▶ **TASK TO COMPLETE**: Look at the data below and print exactly the lines from its first line through the line with "const y = d3.scaleLinear().domain([0, 4]).range([innerH, 0]);"; the pictures stay out of the copy.

▶ **DATA**:
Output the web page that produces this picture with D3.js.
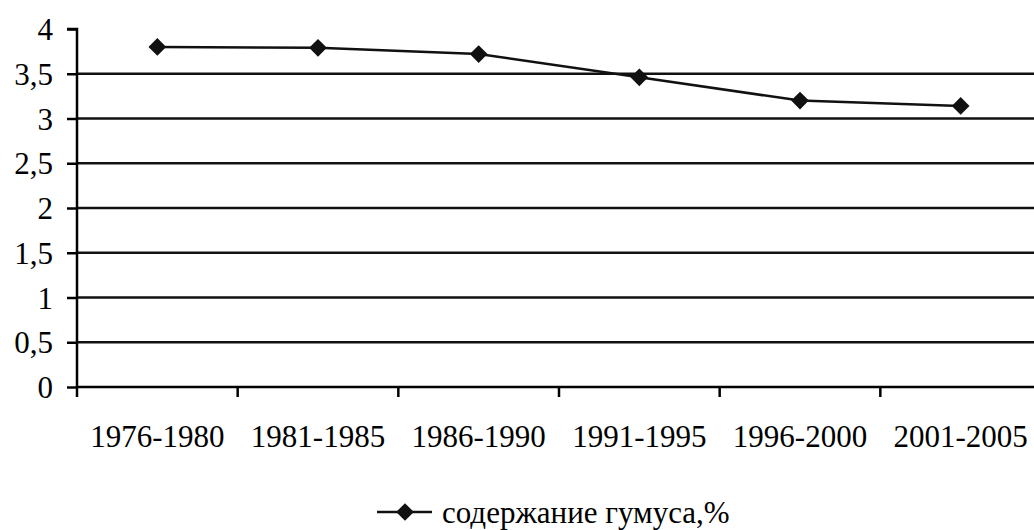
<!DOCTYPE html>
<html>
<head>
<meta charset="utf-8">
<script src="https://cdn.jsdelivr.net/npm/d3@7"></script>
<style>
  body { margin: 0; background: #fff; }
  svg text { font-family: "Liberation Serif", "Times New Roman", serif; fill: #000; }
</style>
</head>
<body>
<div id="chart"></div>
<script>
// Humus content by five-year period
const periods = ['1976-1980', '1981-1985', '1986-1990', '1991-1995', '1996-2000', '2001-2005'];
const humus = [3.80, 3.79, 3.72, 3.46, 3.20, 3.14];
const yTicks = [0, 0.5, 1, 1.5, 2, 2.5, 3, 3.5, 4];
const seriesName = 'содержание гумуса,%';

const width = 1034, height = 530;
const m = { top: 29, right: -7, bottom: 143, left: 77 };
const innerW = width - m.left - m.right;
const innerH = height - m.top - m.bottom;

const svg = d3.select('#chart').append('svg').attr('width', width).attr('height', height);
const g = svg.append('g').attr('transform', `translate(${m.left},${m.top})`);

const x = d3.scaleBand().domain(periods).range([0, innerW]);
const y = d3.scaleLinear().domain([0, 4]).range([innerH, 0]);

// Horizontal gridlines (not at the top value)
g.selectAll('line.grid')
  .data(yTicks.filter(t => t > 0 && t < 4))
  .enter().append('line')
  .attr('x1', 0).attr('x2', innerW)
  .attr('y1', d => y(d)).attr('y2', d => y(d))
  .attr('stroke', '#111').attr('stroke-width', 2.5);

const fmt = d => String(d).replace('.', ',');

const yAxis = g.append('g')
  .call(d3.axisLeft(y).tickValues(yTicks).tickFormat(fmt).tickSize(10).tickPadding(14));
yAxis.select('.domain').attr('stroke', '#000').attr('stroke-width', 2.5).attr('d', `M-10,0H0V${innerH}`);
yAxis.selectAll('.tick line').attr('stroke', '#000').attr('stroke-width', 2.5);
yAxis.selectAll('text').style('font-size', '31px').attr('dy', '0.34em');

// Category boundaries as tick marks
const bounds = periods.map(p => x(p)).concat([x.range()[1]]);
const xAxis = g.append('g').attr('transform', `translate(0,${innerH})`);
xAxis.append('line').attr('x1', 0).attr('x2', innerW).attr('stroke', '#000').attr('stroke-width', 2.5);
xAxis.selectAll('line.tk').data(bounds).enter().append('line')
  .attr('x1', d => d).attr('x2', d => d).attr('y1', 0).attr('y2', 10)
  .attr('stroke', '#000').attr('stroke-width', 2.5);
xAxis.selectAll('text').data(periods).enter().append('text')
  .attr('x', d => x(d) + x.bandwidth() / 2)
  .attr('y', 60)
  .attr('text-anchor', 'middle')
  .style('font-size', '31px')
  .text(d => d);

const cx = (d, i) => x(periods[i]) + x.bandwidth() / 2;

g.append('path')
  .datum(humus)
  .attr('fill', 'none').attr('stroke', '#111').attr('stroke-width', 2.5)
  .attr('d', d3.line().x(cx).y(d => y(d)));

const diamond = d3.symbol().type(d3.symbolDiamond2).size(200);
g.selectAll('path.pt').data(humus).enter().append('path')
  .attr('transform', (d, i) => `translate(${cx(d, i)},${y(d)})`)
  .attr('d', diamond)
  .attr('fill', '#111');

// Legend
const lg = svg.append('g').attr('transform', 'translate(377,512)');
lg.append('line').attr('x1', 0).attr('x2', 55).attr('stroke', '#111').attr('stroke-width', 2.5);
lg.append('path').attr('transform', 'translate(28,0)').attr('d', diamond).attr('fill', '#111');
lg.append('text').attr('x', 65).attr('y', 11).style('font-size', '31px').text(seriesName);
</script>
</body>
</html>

▶ **RESPONSE TO THE EXERCISE**:
Output the web page that produces this picture with D3.js.
<!DOCTYPE html>
<html>
<head>
<meta charset="utf-8">
<script src="https://cdn.jsdelivr.net/npm/d3@7"></script>
<style>
  body { margin: 0; background: #fff; }
  svg text { font-family: "Liberation Serif", "Times New Roman", serif; fill: #000; }
</style>
</head>
<body>
<div id="chart"></div>
<script>
// Humus content by five-year period
const periods = ['1976-1980', '1981-1985', '1986-1990', '1991-1995', '1996-2000', '2001-2005'];
const humus = [3.80, 3.79, 3.72, 3.46, 3.20, 3.14];
const yTicks = [0, 0.5, 1, 1.5, 2, 2.5, 3, 3.5, 4];
const seriesName = 'содержание гумуса,%';

const width = 1034, height = 530;
const m = { top: 29, right: -7, bottom: 143, left: 77 };
const innerW = width - m.left - m.right;
const innerH = height - m.top - m.bottom;

const svg = d3.select('#chart').append('svg').attr('width', width).attr('height', height);
const g = svg.append('g').attr('transform', `translate(${m.left},${m.top})`);

const x = d3.scaleBand().domain(periods).range([0, innerW]);
const y = d3.scaleLinear().domain([0, 4]).range([innerH, 0]);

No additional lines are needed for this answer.